I have a very, very small cluster with one head node and one compute node. The compute node has
two V100 GPUs inside but the head node has no graphics card at all. I’m provisioning my system using Warewulf in a stateless compute node configuration. I’ve been trying to find a guide on how to
install the driver and the CUDA toolkit for a cluster situation but without much success. I have
found a mention in the documentation about 2 packages that seem to be related to cluster installation
but I cannot find those packages up for download nor the mentioned associated README file
Does anyone know where I could find these packages? Is there official support for cluster installation?
I would like to be able to launch GPU relates jobs from the head node to the compute node
both C++ and Python, I’m using slurm as a job scheduler. Does anyone have any recipe on
how to proceed to the installation? Any hints would be much appreciated.
The cluster packages are available on the download page in the tarball called “cluster(local)” – see screenshot below.
Once you extract the tarball, you should be able to find the packages: cuda-cluster-runtime-10-0_10.0.130-1 and cuda-cluster-devel-10-0_10.0.130-1
Is there official support for cluster installation? Does anyone have any recipe on how to proceed to the installation?

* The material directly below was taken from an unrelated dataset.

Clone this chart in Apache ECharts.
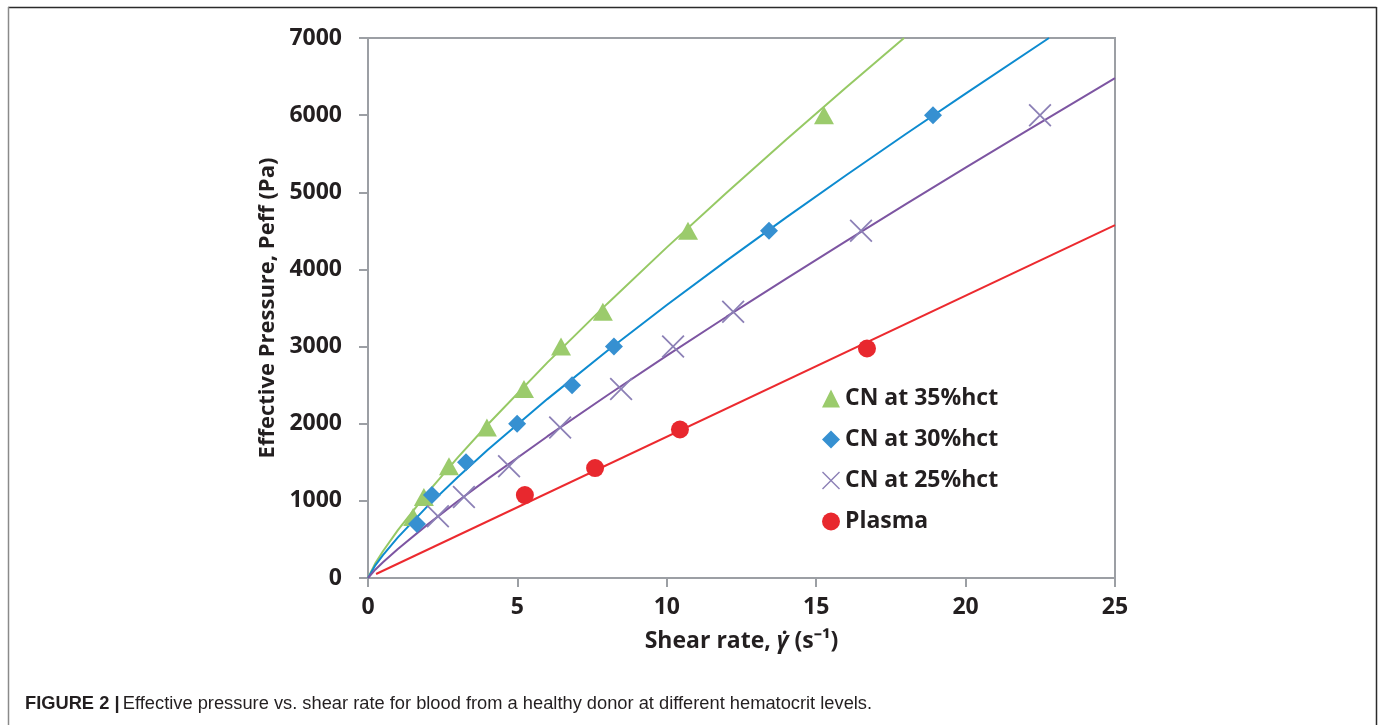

Yes – we officially support cluster packages. More details are available in the README.
For the version 9.2 of CUDA, unfortunately the package is not available for CentOS 7 which I am using for my cluster installation. It’s only available for RHEL 7 so I’m going to try to install that one. The README file inside that archive is not the one I was expected - not really a lot of clarifications as to what those packages do and how to install them in a cluster environment - head node & compute nodes.
I failed to see the supported distributions in the doc though I’m a bit surprised that there is support for Ubuntu and not CentOS(do people install Ubuntu on their clusters?)
(have no idea how to actually link images to this …??)